As noted by US law firm Cleary Gottlieb, the targeted transactions and services may include maintaining accounts, transferring funds or providing financial services such as payment processing, trade finance and insurance.

In the WSJ’s article, Sergey Mendeleev, founder of Russia’s Garantex crypto exchange, is quoted as saying that secondary sanctions in other parts of the world have led to increased use of Tether.

“If you are looking for a way to pay Iranians, you can perfectly easily pay them with Tether,” he said at a conference in Moscow this year. “No problem.”

However, Adeyemo’s proposals, first communicated to the Senate Banking Committee in November last year, would attempt to close this loophole.

Adeyemo wants to see new secondary sanctions aimed specifically at foreign digital asset providers.
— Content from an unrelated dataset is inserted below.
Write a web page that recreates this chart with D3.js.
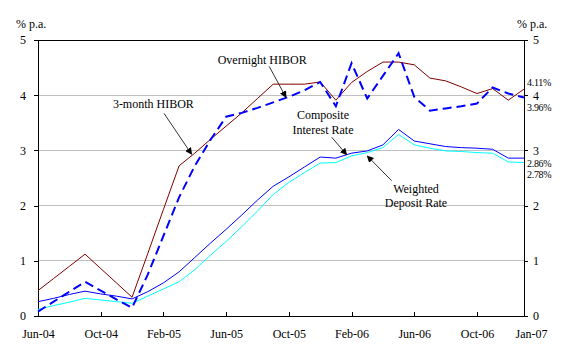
<!DOCTYPE html>
<html>
<head>
<meta charset="utf-8">
<script src="https://cdn.jsdelivr.net/npm/d3@7"></script>
<style>
  html, body { margin: 0; padding: 0; background: #fff; }
  svg { display: block; font-family: "Liberation Serif", "Times New Roman", serif; }
</style>
</head>
<body>
<svg id="chart" width="569" height="354"></svg>
<script>
// Monthly observations, Jun-04 (index 0) to Jan-07 (index 31)
const months = ["Jun-04","Jul-04","Aug-04","Sep-04","Oct-04","Nov-04","Dec-04",
  "Jan-05","Feb-05","Mar-05","Apr-05","May-05","Jun-05","Jul-05","Aug-05","Sep-05",
  "Oct-05","Nov-05","Dec-05","Jan-06","Feb-06","Mar-06","Apr-06","May-06","Jun-06",
  "Jul-06","Aug-06","Sep-06","Oct-06","Nov-06","Dec-06","Jan-07"];

const hibor3m = [0.46,0.68,0.90,1.12,0.86,0.60,0.34,1.13,1.93,2.72,2.95,3.20,3.44,3.68,3.94,4.20,
  4.20,4.20,4.24,3.91,4.23,4.43,4.60,4.60,4.55,4.31,4.26,4.15,4.03,4.12,3.91,4.11];

const hiborON = [0.08,0.26,0.44,0.62,0.46,0.30,0.15,0.75,1.45,2.15,2.72,3.19,3.61,3.68,3.77,3.87,
  3.97,4.09,4.24,3.80,4.58,3.94,4.35,4.76,3.97,3.72,3.76,3.80,3.85,4.14,4.03,3.96];

const composite = [0.26,0.32,0.39,0.45,0.40,0.36,0.31,0.44,0.60,0.80,1.06,1.32,1.57,1.83,2.10,2.35,
  2.52,2.70,2.88,2.86,2.95,2.99,3.10,3.38,3.17,3.12,3.07,3.05,3.04,3.02,2.86,2.86];

const deposit = [0.12,0.19,0.25,0.32,0.29,0.26,0.23,0.36,0.49,0.62,0.84,1.10,1.35,1.62,1.90,2.20,
  2.42,2.60,2.77,2.78,2.90,2.96,3.05,3.29,3.10,3.04,2.99,2.98,2.96,2.95,2.79,2.78];

const yTicks = [0,1,2,3,4,5];
const xTickIdx = [0,4,8,12,16,20,24,28,31];
const endLabels = [
  {text:"4.11%", v:4.11, dy:-3},
  {text:"3.96%", v:3.96, dy:14},
  {text:"2.86%", v:2.86, dy:9},
  {text:"2.78%", v:2.78, dy:15.5}
];
// annotation anchors in data space (month index, value)
const notes = [
  {lines:["3-month HIBOR"], m:7.36, v:3.76, from:[8.04,3.67], to:[9.80,2.93]},
  {lines:["Overnight HIBOR"], m:14.3, v:4.57, from:[14.75,4.52], to:[15.82,3.96]},
  {lines:["Composite","Interest Rate"], m:18.18, v:3.56, from:[18.73,3.24], to:[19.69,2.92]},
  {lines:["Weighted","Deposit Rate"], m:24.11, v:2.23, from:[22.56,2.45], to:[21.0,2.90]}
];

const svg = d3.select("#chart");
const L = 38, R = 524, T = 40, B = 316;
const x = d3.scaleLinear().domain([0, 31]).range([L, R]);
const y = d3.scaleLinear().domain([0, 5]).range([B, T]);

// gridlines
svg.append("g").selectAll("line").data([1,2,3,4]).join("line")
  .attr("x1", L).attr("x2", R)
  .attr("y1", d => y(d)).attr("y2", d => y(d))
  .attr("stroke", "#c0c0c0").attr("stroke-width", 1).attr("shape-rendering","crispEdges");

// axes
const leftAxis = d3.axisLeft(y).tickValues(yTicks).tickFormat(d3.format("d")).tickSizeInner(4).tickSizeOuter(0).tickPadding(8);
const rightAxis = d3.axisRight(y).tickValues(yTicks).tickFormat(d3.format("d")).tickSizeInner(4).tickSizeOuter(0).tickPadding(5);
const bottomAxis = d3.axisBottom(x).tickValues(xTickIdx).tickFormat(i => months[i]).tickSizeInner(-4).tickSizeOuter(0).tickPadding(13);

function styleAxis(g) {
  g.selectAll("path").attr("stroke", "#000").attr("shape-rendering","crispEdges");
  g.selectAll("line").attr("stroke", "#000").attr("shape-rendering","crispEdges");
  g.selectAll("text").attr("fill", "#000").style("font-family", "Liberation Serif").style("font-size", "12px");
}
svg.append("g").attr("transform", `translate(${L},0)`).call(leftAxis).call(styleAxis);
svg.append("g").attr("transform", `translate(${R},0)`).call(rightAxis).call(styleAxis);
const bx = svg.append("g").attr("transform", `translate(0,${B})`).call(bottomAxis).call(styleAxis);
bx.selectAll(".tick").filter(d => d === 31).select("line").remove();
bx.selectAll(".tick").filter(d => d === 31).select("text").attr("dx", 7);

// top frame
svg.append("line").attr("x1", L).attr("x2", R).attr("y1", y(5)).attr("y2", y(5))
  .attr("stroke", "#000").attr("shape-rendering","crispEdges");

// unit labels
svg.append("text").attr("x", 16).attr("y", 28).attr("font-size", 12).text("% p.a.");
svg.append("text").attr("x", 517).attr("y", 28).attr("font-size", 12).text("% p.a.");

// series
const line = d3.line().x((d, i) => x(i)).y(d => y(d));
svg.append("path").datum(deposit).attr("d", line).attr("fill","none").attr("stroke","#00ffff").attr("stroke-width",1);
svg.append("path").datum(composite).attr("d", line).attr("fill","none").attr("stroke","#0000ff").attr("stroke-width",1);
svg.append("path").datum(hibor3m).attr("d", line).attr("fill","none").attr("stroke","#800000").attr("stroke-width",1);
svg.append("path").datum(hiborON).attr("d", line).attr("fill","none").attr("stroke","#0000ff").attr("stroke-width",2).attr("stroke-dasharray","9,5");

// end value labels
svg.append("g").selectAll("text").data(endLabels).join("text")
  .attr("x", R + 3).attr("y", d => y(d.v) + d.dy)
  .attr("font-size", 10).attr("letter-spacing", -0.3).text(d => d.text);

// arrows
const defs = svg.append("defs");
defs.append("marker").attr("id","arrow").attr("viewBox","0 0 10 10").attr("refX",9).attr("refY",5)
  .attr("markerWidth",7).attr("markerHeight",7).attr("markerUnits","userSpaceOnUse").attr("orient","auto")
  .append("path").attr("d","M0,0 L10,5 L0,10 z").attr("fill","#000");

const ng = svg.append("g");
notes.forEach(n => {
  ng.append("line")
    .attr("x1", x(n.from[0])).attr("y1", y(n.from[1]))
    .attr("x2", x(n.to[0])).attr("y2", y(n.to[1]))
    .attr("stroke", "#333").attr("stroke-width", 1).attr("marker-end", "url(#arrow)");
  const t = ng.append("text").attr("text-anchor","middle").attr("font-size",12);
  n.lines.forEach((s, i) => {
    t.append("tspan").attr("x", x(n.m)).attr("y", y(n.v) + i * 14.5).text(s);
  });
});
</script>
</body>
</html>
“Unlike banks, foreign cryptocurrency exchanges and some money services businesses do not have or depend on correspondent accounts for all of their transactions,” he said.

“A new secondary sanctions tool would help Treasury to evolve its targeting capabilities and would account for the technological changes that have rendered highly effective tools in traditional payments contexts less effective against virtual currencies.”

Additionally, Adeyemo wants to see new reforms of the Bank Secrecy Act tailored to virtual asset service providers (VASPs), as well as “extraterritorial” powers to pursue offshore VASPs that “harm national security” and take advantage of the US financial system.

“This will also promote a level playing field for US-based VASPs,” he added.